Councillors agreed the possibility to pursue a market focused on craft items, with small businesses from around the borough taking part.

“There is enough space for social distancing and being outside gives shoppers confidence, whilst creating unique shopping opportunities to bring people back to our town centre,” Cllr Taylor said.

Also at the meeting, a Maidenhead town council was not ruled out.

Windsor could be edging closer to its own town council after councillors gave the green light for a community governance review at the Zoom meeting this week.

In response, Cllr David Coppinger (Con, Bray), lead member for Maidenhead, said he hopes for a similar path in his area.

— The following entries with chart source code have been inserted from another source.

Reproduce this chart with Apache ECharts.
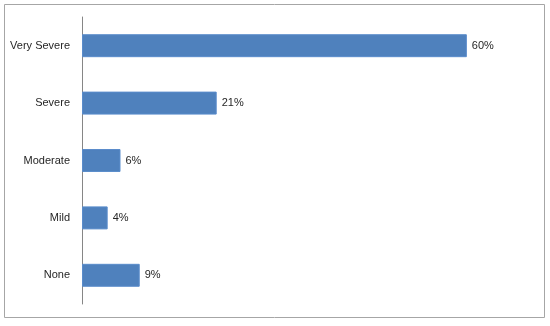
<!DOCTYPE html>
<html><head><meta charset="utf-8">
<script src="https://cdn.jsdelivr.net/npm/echarts@6/dist/echarts.min.js"></script>
<style>html,body{margin:0;padding:0;background:#fff}#c{width:550px;height:326px}</style>
</head><body><div id="c"></div>
<script>
const categories = ['Very Severe', 'Severe', 'Moderate', 'Mild', 'None'];
const values = [60, 21, 6, 4, 9];
const chart = echarts.init(document.getElementById('c'), null, {renderer: 'canvas'});
chart.setOption({
  animation: false,
  backgroundColor: '#fff',
  graphic: [{type: 'rect', shape: {x: 4.5, y: 4.5, width: 540, height: 313}, style: {fill: 'none', stroke: '#a6a6a6', lineWidth: 1}, silent: true}],
  grid: {left: 82, top: 17, width: 449, height: 287, containLabel: false},
  xAxis: {type: 'value', min: 0, max: 70, show: false, splitLine: {show: false}},
  yAxis: {
    type: 'category', data: categories, inverse: true,
    axisLine: {show: true, lineStyle: {color: '#868686', width: 1}},
    axisTick: {show: false},
    axisLabel: {color: '#262626', fontFamily: 'Liberation Sans, Arial', fontSize: 11, margin: 12}
  },
  series: [{
    type: 'bar', data: values, barCategoryGap: '60%',
    itemStyle: {color: '#4f81bd', borderColor: '#5a8ccb', borderWidth: 1},
    label: {show: true, position: 'right', distance: 5, formatter: p => p.value + '%', color: '#262626', fontFamily: 'Liberation Sans, Arial', fontSize: 11}
  }]
});
</script></body></html>
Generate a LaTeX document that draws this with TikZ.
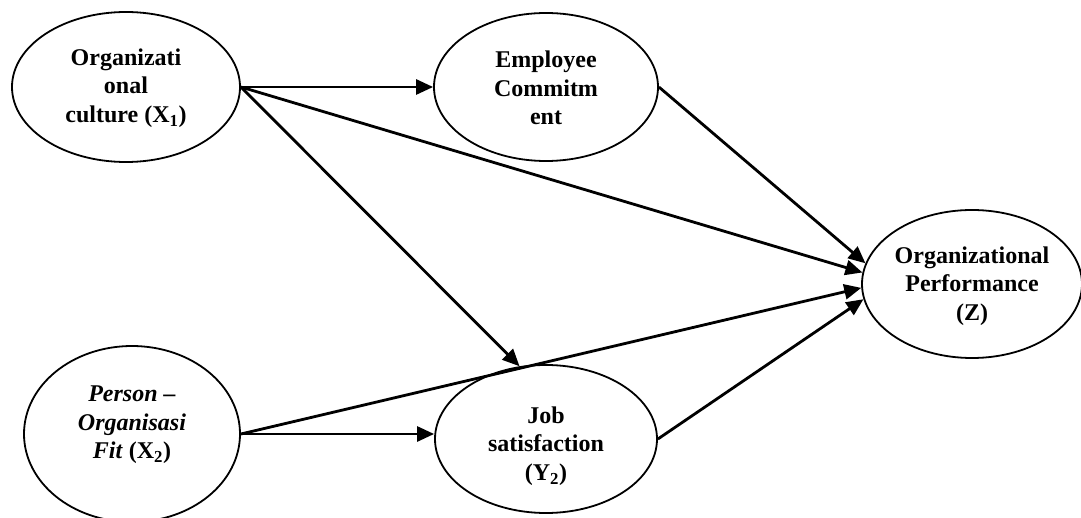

He said: “I hope in due course I will be sitting in this room and making a similar presentation about Maidenhead, so watch this space, and lets learn the lessons first.”

Also approved at the meeting was to establish an independent group called the Audit and Governance Committee.

This was one of the Chartered Institute of Public Finance and Accountancy’s (CIPFA’s) recommendations in its final report on the council’s financial arrangements.

It is hoped that the new committee will take the pressure off the Overview and Scrutiny Panel, and will be chaired by Cllr Christine Bateson (Con, Sunningdale and Cheapside) and vice-chaired by opposition councillor Cllr Lynne Jones (OWRA, Old Windsor), who said she was ‘pleased this is happening’.

Council leader Cllr Andrew Johnson (Con, Hurley and Walthams) added: “It was clear from reading the CIPFA report that this was one of their key recommendations and my own private view before the decision was taken, before my time as a councillor, was that, with hindsight, it was not the wisest thing to do away with a separate audit committee.”

He said that the committee will ‘robustly hold us to account’.